WKRP People

I have a few e-mails asking if I'm going to write anything about Loni Anderson, who left us recently at the age of 79. I'm afraid I don't have much in the way of Loni Anderson stories and what I have, I told here back in 2014 writing about the show that made her famous, WKRP in Cincinnati

I was a fan of this program even before it went on the air. Back when I was writing some show or other for Sid and Marty Krofft, we were working on the KTLA lot in Hollywood. Another writer, Lorne Frohman, and I would sometimes sit on a porch there and talk out ideas. One day, we began to notice…

No, let me rephrase that: One day, we couldn't help but notice a stunning blonde lady walking around in what they then called "hot pants." She was obviously an actress and obviously one who wanted to be noticed. Somewhere in some shoebox somewhere, Lorne probably has the negatives of photos we took of each of us with her.

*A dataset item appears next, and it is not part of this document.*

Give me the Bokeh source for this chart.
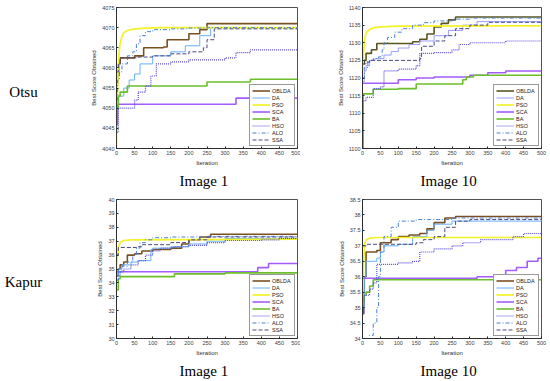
from bokeh.plotting import figure
from bokeh.layouts import column, row
from bokeh.models import FixedTicker, Legend, Title
from bokeh.core.properties import value
from bokeh.embed import file_html
from bokeh.resources import INLINE

# ---------------- data (iteration breakpoints, best score) ----------------
ALGOS = ["OBLDA", "DA", "PSO", "SCA", "BA", "HSO", "ALO", "SSA"]
ITER_TICKS = [0, 50, 100, 150, 200, 250, 300, 350, 400, 450, 500]
ROW_LABELS = ["Otsu", "Kapur"]
CAPTIONS = ["Image 1", "Image 10"]

otsu_img1 = {
    "OBLDA": ([0, 3, 6, 10, 50, 75, 130, 140, 200, 230, 250, 500],
              [4056, 4058, 4061, 4062.5, 4063, 4065, 4065.2, 4067, 4068.5, 4069.5, 4071, 4071]),
    "DA": ([0, 5, 20, 35, 50, 65, 100, 150, 190, 230, 260, 500],
           [4050, 4053, 4055, 4057, 4058.5, 4061, 4063, 4064, 4065.5, 4068, 4070, 4070]),
    "PSO": ([0, 2, 4, 6, 8, 10, 15, 20, 30, 50, 80, 120, 500],
            [4041, 4050, 4058, 4062, 4064.5, 4066, 4067.8, 4068.7, 4069.3, 4069.7, 4069.9, 4070, 4070]),
    "SCA": ([0, 3, 330, 500], [4046, 4051, 4052.5, 4052.5]),
    "BA": ([0, 5, 10, 30, 250, 370, 500], [4050, 4053, 4054, 4055.5, 4056.5, 4057.2, 4057.2]),
    "HSO": ([0, 5, 50, 60, 80, 95, 110, 150, 200, 300, 330, 370, 500],
            [4044, 4050, 4052, 4054, 4055.5, 4058, 4061, 4061.5, 4062, 4062.5, 4063.8, 4064.5, 4065]),
    "ALO": ([0, 3, 8, 15, 30, 45, 55, 65, 80, 100, 150, 200, 250, 500],
            [4052, 4057, 4059, 4061, 4063, 4064, 4066, 4068, 4069, 4069.5, 4069.7, 4069.9, 4070, 4070]),
    "SSA": ([0, 5, 10, 60, 100, 150, 200, 240, 250, 270, 500],
            [4059, 4061, 4062.5, 4062.7, 4063, 4063.5, 4064, 4065, 4067, 4069.7, 4069.7]),
}
otsu_img1_yticks = [4040, 4045, 4050, 4055, 4060, 4065, 4070, 4075]

otsu_img10 = {
    "OBLDA": ([0, 5, 10, 25, 40, 140, 160, 180, 200, 220, 240, 260, 500],
              [1124, 1125, 1127, 1128, 1129.8, 1130.3, 1131, 1132.5, 1134.5, 1135.5, 1136.5, 1137.3, 1137.3]),
    "DA": ([0, 5, 10, 20, 35, 60, 80, 100, 130, 160, 200, 240, 280, 320, 500],
           [1119, 1122, 1123.5, 1125, 1125.5, 1126.5, 1127.5, 1128.5, 1129.5, 1130.5, 1132, 1133.5, 1135, 1136, 1136]),
    "PSO": ([0, 3, 5, 8, 12, 20, 30, 50, 100, 500],
            [1122, 1127, 1130, 1132, 1133, 1133.8, 1134.2, 1134.5, 1134.7, 1134.8]),
    "SCA": ([0, 100, 150, 200, 300, 350, 400, 500],
            [1118.5, 1119.5, 1120, 1120.3, 1120.8, 1121.5, 1122, 1122]),
    "BA": ([0, 2, 30, 100, 150, 280, 290, 310, 500],
           [1100, 1115.5, 1116.8, 1117, 1118.3, 1119.5, 1120.3, 1120.8, 1120.8]),
    "HSO": ([0, 10, 30, 50, 60, 100, 150, 160, 200, 250, 270, 300, 400, 500],
            [1113.5, 1114.5, 1117, 1117.5, 1122, 1122.5, 1123.5, 1127, 1127.2, 1128, 1129.5, 1130, 1130.5, 1131]),
    "ALO": ([0, 5, 15, 30, 45, 55, 60, 70, 90, 110, 140, 170, 200, 250, 300, 500],
            [1120, 1123, 1125, 1125.5, 1126, 1128, 1130, 1131.5, 1133, 1134, 1135, 1135.7, 1136.2, 1136.7, 1137, 1137]),
    "SSA": ([0, 10, 20, 160, 165, 200, 230, 260, 300, 350, 500],
            [1124, 1124.5, 1125, 1125.5, 1129, 1130.5, 1132, 1134, 1135, 1135.8, 1135.8]),
}
otsu_img10_yticks = [1100, 1105, 1110, 1115, 1120, 1125, 1130, 1135, 1140]

kapur_img1 = {
    "OBLDA": ([0, 5, 10, 20, 30, 50, 70, 100, 150, 180, 200, 230, 260, 500],
              [34.5, 35, 35.3, 35.5, 36, 36.1, 36.3, 36.4, 36.5, 36.8, 37.1, 37.3, 37.5, 37.5]),
    "DA": ([0, 5, 15, 40, 60, 95, 100, 150, 200, 250, 300, 500],
           [34.5, 35, 35.3, 35.5, 35.6, 36.4, 36.5, 36.6, 36.8, 37, 37.2, 37.3]),
    "PSO": ([0, 3, 6, 10, 20, 40, 500], [35, 36, 36.6, 36.9, 37.05, 37.1, 37.15]),
    "SCA": ([0, 390, 420, 500], [34.8, 35.1, 35.4, 35.4]),
    "BA": ([0, 5, 10, 160, 300, 500], [33.5, 34.3, 34.45, 34.65, 34.72, 34.72]),
    "HSO": ([0, 10, 20, 40, 60, 80, 100, 120, 160, 200, 250, 300, 400, 450, 500],
            [34.5, 34.8, 35, 35.3, 35.6, 36, 36.3, 36.5, 36.6, 36.7, 36.9, 37.05, 37.1, 37.2, 37.25]),
    "ALO": ([0, 5, 15, 30, 45, 55, 65, 80, 100, 150, 250, 500],
            [34.2, 34.8, 35.2, 35.5, 36, 36.5, 36.9, 37.1, 37.25, 37.3, 37.35, 37.35]),
    "SSA": ([0, 5, 60, 70, 150, 200, 250, 500], [36, 36.55, 36.6, 36.75, 36.9, 37.1, 37.3, 37.3]),
}
kapur_img1_yticks = [30, 31, 32, 33, 34, 35, 36, 37, 38, 39, 40]

kapur_img10 = {
    "OBLDA": ([0, 3, 5, 10, 40, 50, 80, 100, 130, 160, 180, 200, 230, 260, 500],
              [34.8, 35.5, 36, 36.8, 36.85, 37.1, 37.2, 37.3, 37.35, 37.4, 37.55, 37.75, 37.9, 37.95, 37.95]),
    "DA": ([0, 5, 10, 40, 50, 60, 100, 140, 180, 200, 250, 500],
           [35, 36, 36.5, 36.6, 36.8, 37, 37.05, 37.3, 37.5, 37.7, 37.8, 37.85]),
    "PSO": ([0, 2, 4, 6, 10, 20, 40, 500], [35, 36, 36.7, 37.05, 37.2, 37.25, 37.27, 37.27]),
    "SCA": ([0, 320, 400, 430, 460, 490, 500], [35.95, 36, 36.2, 36.3, 36.5, 36.6, 36.6]),
    "BA": ([0, 5, 10, 20, 30, 500], [35.2, 35.4, 35.5, 35.7, 35.9, 35.9]),
    "HSO": ([0, 5, 20, 30, 40, 100, 140, 160, 200, 250, 280, 330, 420, 450, 500],
            [34.8, 35.4, 35.6, 35.8, 36.4, 36.45, 36.5, 36.8, 36.9, 37, 37.1, 37.2, 37.3, 37.4, 37.5]),
    "ALO": ([10, 20, 30, 40, 45, 50, 60, 80, 100, 150, 250, 500],
            [34, 34.1, 34.5, 35, 36, 36.8, 37.3, 37.6, 37.8, 37.85, 37.9, 37.9]),
    "SSA": ([0, 10, 150, 170, 200, 230, 260, 300, 500],
            [37, 37.05, 37.1, 37.2, 37.3, 37.6, 37.8, 37.85, 37.9]),
}
kapur_img10_yticks = [34, 34.5, 35, 35.5, 36, 36.5, 37, 37.5, 38, 38.5]

# ---------------- styles ----------------
STYLE = {
    "OBLDA": dict(color="#7a5022", width=1.6, dash="solid", kind="step"),
    "DA": dict(color="#66b0ff", width=1.0, dash="solid", kind="step"),
    "PSO": dict(color="#f2f22a", width=1.7, dash="solid", kind="line"),
    "SCA": dict(color="#a45cff", width=1.6, dash="solid", kind="step"),
    "BA": dict(color="#6cbf2a", width=1.6, dash="solid", kind="step"),
    "HSO": dict(color="#5a4de0", width=1.2, dash="1 1", kind="step"),
    "ALO": dict(color="#4a80d6", width=1.0, dash="4 2 1 2", kind="step"),
    "SSA": dict(color="#4a4a80", width=1.0, dash="4 2", kind="step"),
}

SERIF = "Liberation Serif"
SANS = "Liberation Sans"


def make_panel(data, yticks, width, height, mbl, mbr, mbt, mbb, caption, cap_offset,
               da_color=None, oblda_color=None):
    p = figure(width=width, height=height, output_backend="svg", toolbar_location=None,
               x_range=(0, 500), y_range=(yticks[0], yticks[-1]),
               min_border_left=mbl, min_border_right=mbr,
               min_border_top=mbt, min_border_bottom=mbb)
    p.background_fill_color = "white"
    p.border_fill_color = "white"
    p.outline_line_color = "#262626"
    p.outline_line_width = 0.8
    p.xgrid.visible = False
    p.ygrid.visible = False
    items = []
    for name in ALGOS:
        xs, ys = data[name]
        st = STYLE[name]
        color = st["color"]
        if name == "DA" and da_color:
            color = da_color
        if name == "OBLDA" and oblda_color:
            color = oblda_color
        if st["kind"] == "step":
            r = p.step(xs, ys, mode="after", line_color=color, line_width=st["width"],
                       line_dash=st["dash"])
        else:
            r = p.line(xs, ys, line_color=color, line_width=st["width"], line_dash=st["dash"])
        items.append((name, [r]))
    leg = Legend(items=items, location="bottom_right")
    leg.label_text_font = SANS
    leg.label_text_font_size = "5.5px"
    leg.label_text_color = "#222222"
    leg.glyph_height = 7
    leg.label_height = 7
    leg.glyph_width = 18
    leg.label_standoff = 2
    leg.spacing = 0
    leg.padding = 2
    leg.margin = 2
    leg.border_line_color = "#333333"
    leg.border_line_width = 0.8
    leg.background_fill_alpha = 1
    p.add_layout(leg, "center")

    for ax in (p.xaxis[0], p.yaxis[0]):
        ax.major_tick_in = 2
        ax.major_tick_out = 0
        ax.minor_tick_line_color = None
        ax.axis_line_color = "#262626"
        ax.axis_line_width = 0.8
        ax.major_tick_line_color = "#262626"
        ax.major_label_text_font = SANS
        ax.major_label_text_font_size = "5.5px"
        ax.major_label_text_color = "#404040"
        ax.major_label_standoff = 2
        ax.axis_label_text_font = SANS
        ax.axis_label_text_font_size = "6px"
        ax.axis_label_text_font_style = "normal"
        ax.axis_label_text_color = "#303030"
        ax.axis_label_standoff = 2
    p.xaxis.ticker = FixedTicker(ticks=ITER_TICKS)
    p.yaxis.ticker = FixedTicker(ticks=yticks)
    p.xaxis.axis_label = "Iteration"
    p.yaxis.axis_label = "Best Score Obtained"

    p.add_layout(Title(text=caption, align="left", text_font=SERIF, text_font_size="15px",
                       text_font_style="normal", text_color="#000000", standoff=4,
                       offset=cap_offset), "below")
    return p


def make_rowlabel(text, width, height, frame_lo, frame_hi, ty):
    # y data = canvas pixels measured from the bottom; frame aligned with the row's plots
    q = figure(width=width, height=height, output_backend="svg", toolbar_location=None,
               x_range=(0, width), y_range=(frame_lo, frame_hi),
               x_axis_type=None, y_axis_type=None, min_border=0)
    q.outline_line_color = None
    q.xgrid.visible = False
    q.ygrid.visible = False
    q.text(x=[width / 2 - 2], y=[ty], text=[text], text_font=value(SERIF),
           text_font_size="15px", text_align="center", text_baseline="middle",
           text_color="#000000")
    return q


lab1 = make_rowlabel(ROW_LABELS[0], 50, 190, 41, 183, 98)
lab2 = make_rowlabel(ROW_LABELS[1], 50, 190, 40, 181, 97)
p1 = make_panel(otsu_img1, otsu_img1_yticks, 250, 190, 66, 3, 7, 41, CAPTIONS[0], 63)
p2 = make_panel(otsu_img10, otsu_img10_yticks, 250, 190, 62, 9, 7, 41, CAPTIONS[1], 58,
                da_color="#9c9cff", oblda_color="#5b5520")
p3 = make_panel(kapur_img1, kapur_img1_yticks, 250, 190, 66, 3, 9, 40, CAPTIONS[0], 63)
p4 = make_panel(kapur_img10, kapur_img10_yticks, 250, 190, 62, 9, 9, 40, CAPTIONS[1], 58)

layout = column(row(lab1, p1, p2, spacing=0), row(lab2, p3, p4, spacing=0), spacing=0)

open("out.html", "w").write(file_html(layout, INLINE))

She was Loni Anderson and she told us about this show she was doing on the lot…and invited us to come watch a taping or even just rehearsals so one day, we played hooky from our show and took in a dress rehearsal of theirs. It was the one in which Howard Hesseman's character did a live remote from a stereo store and there was a robbery during the broadcast. Whether the public would think the series was funny or not, I had no idea…but I sure did. (If we'd gone over two weeks later, we could have seen the infamous "Turkeys Away" episode. It's amazing that a show would do its most popular episode as Show 7, I think before they were even on the air.)

Loni was very nice and very sweet and she had that "she's gonna be a big star" aura around her which doesn't, alas, always translate to becoming a big star. In her case though, it did and I felt proud I sensed that was coming before WKRP debuted on CBS and America began to feel the same thing. And that, I'm afraid, is all I have in the way of a Loni Anderson story. I never ran into her again…although I can add that I never heard a bad story about her — and if there had been any, I probably would have heard.

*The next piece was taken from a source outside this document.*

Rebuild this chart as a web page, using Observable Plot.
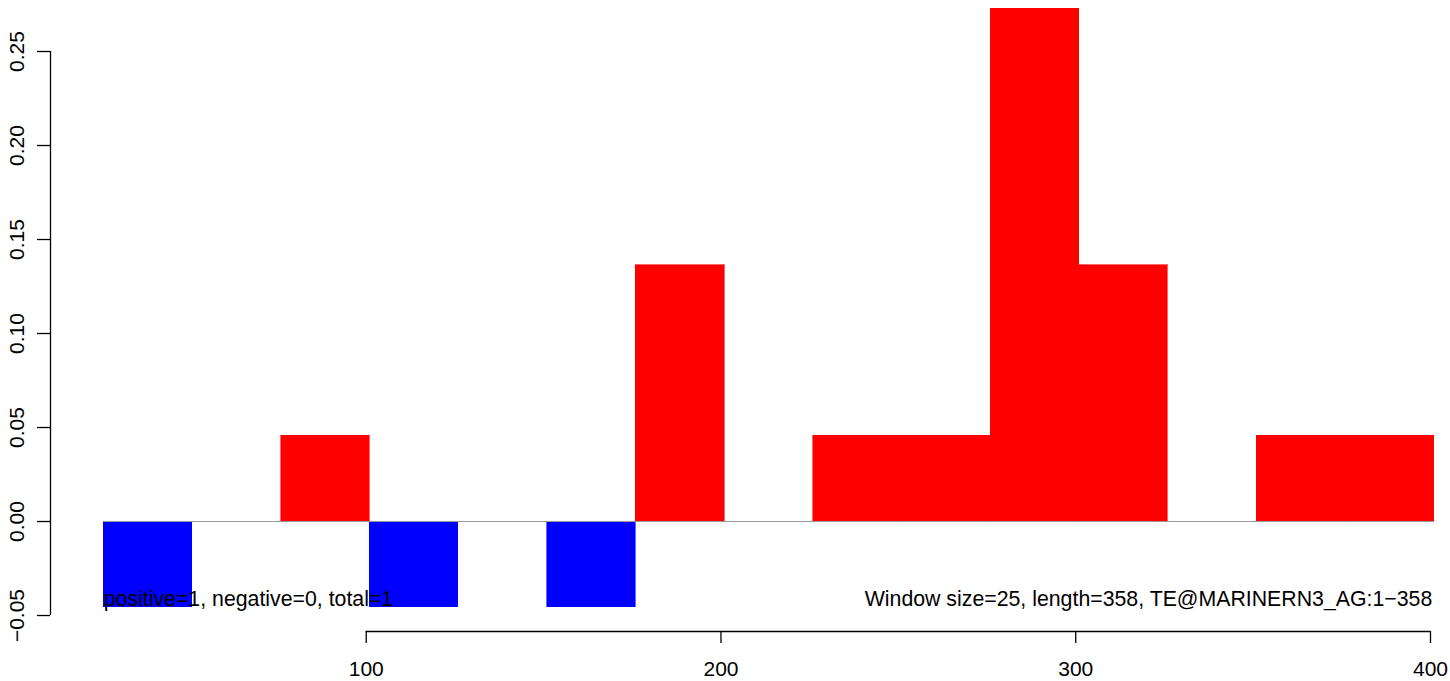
<!DOCTYPE html>
<html>
<head>
<meta charset="utf-8">
<script src="https://cdn.jsdelivr.net/npm/d3@7"></script>
<script src="https://cdn.jsdelivr.net/npm/@observablehq/plot@0.6"></script>
<style>
  html, body { margin: 0; padding: 0; background: #fff; }
  svg { font-family: "Liberation Sans", Arial, sans-serif; }
</style>
</head>
<body>
<div id="chart"></div>
<script>
const windowStart = [26, 51, 76, 101, 126, 151, 176, 201, 226, 251, 276, 301, 326, 351, 376];
const windowEnd   = [51, 76, 101, 126, 151, 176, 201, 226, 251, 276, 301, 326, 351, 376, 401];
const scores      = [-0.0455, 0, 0.0455, -0.0455, 0, -0.0455, 0.1364, 0, 0.0455, 0.0455, 0.2727, 0.1364, 0, 0.0455, 0.0455];
const xTicks = [100, 200, 300, 400];
const yTicks = [-0.05, 0, 0.05, 0.10, 0.15, 0.20, 0.25];
const leftLabel = "positive=1, negative=0, total=1";
const rightLabel = "Window size=25, length=358, TE@MARINERN3_AG:1\u2212358";

const bars = windowStart.map((s, i) => ({x1: s, x2: windowEnd[i], y: scores[i]}))
  .filter(d => d.y !== 0);

const FS = 21;
const colorOf = d => d.y > 0 ? "#ff0000" : "#0000ff";
const chart = Plot.plot({
  width: 1450,
  height: 681,
  marginLeft: 50,
  marginRight: 0,
  marginTop: 0,
  marginBottom: 50,
  style: {fontSize: FS + "px", fontFamily: "Liberation Sans, Arial, sans-serif", background: "#fff", color: "#000"},
  x: {domain: [11, 405.64], axis: null, label: null},
  y: {domain: [-0.0585, 0.27713], axis: null, label: null},
  marks: [
    Plot.rectY(bars, {x1: "x1", x2: "x2", y: "y", fill: colorOf, stroke: colorOf, strokeWidth: 0.6, shapeRendering: "crispEdges"}),
    Plot.ruleY([0], {x1: windowStart[0], x2: windowEnd[windowEnd.length - 1], stroke: "#999999", strokeWidth: 1}),
    Plot.axisX(xTicks, {anchor: "bottom", label: null, tickSize: 12, tickPadding: 18, tickFormat: d => String(d), stroke: "#000", strokeWidth: 1.3, fontSize: FS}),
    Plot.ruleY([-0.0585], {x1: xTicks[0], x2: xTicks[xTicks.length - 1], stroke: "#000", strokeWidth: 1.3}),
    Plot.axisY(yTicks, {anchor: "left", label: null, tickSize: 13, tickPadding: 14, tickRotate: -90, tickFormat: d3.format(".2f"), stroke: "#000", strokeWidth: 1.3, fontSize: FS}),
    Plot.ruleX([11], {y1: yTicks[0], y2: yTicks[yTicks.length - 1], stroke: "#000", strokeWidth: 1.3}),
    Plot.text([leftLabel], {x: windowStart[0], y: -0.0415, text: d => d, textAnchor: "start", fontSize: 21.3, fill: "#000"}),
    Plot.text([rightLabel], {x: 400.5, y: -0.0415, text: d => d, textAnchor: "end", fontSize: 21.3, fill: "#000"})
  ]
});
document.getElementById("chart").appendChild(chart);
</script>
</body>
</html>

By the way: Among the great things you can find on the Internet are "air checks," which are merely audio recordings of old radio shows, including disc jockeys of the past spinning records of past eras. I enjoy occasionally listening to air checks of the deejays who I listened to back in the sixties and I was delighted to recently find this website where you can hear air checks of Dr. Johnny Fever and Venus Flytrap on WKRP.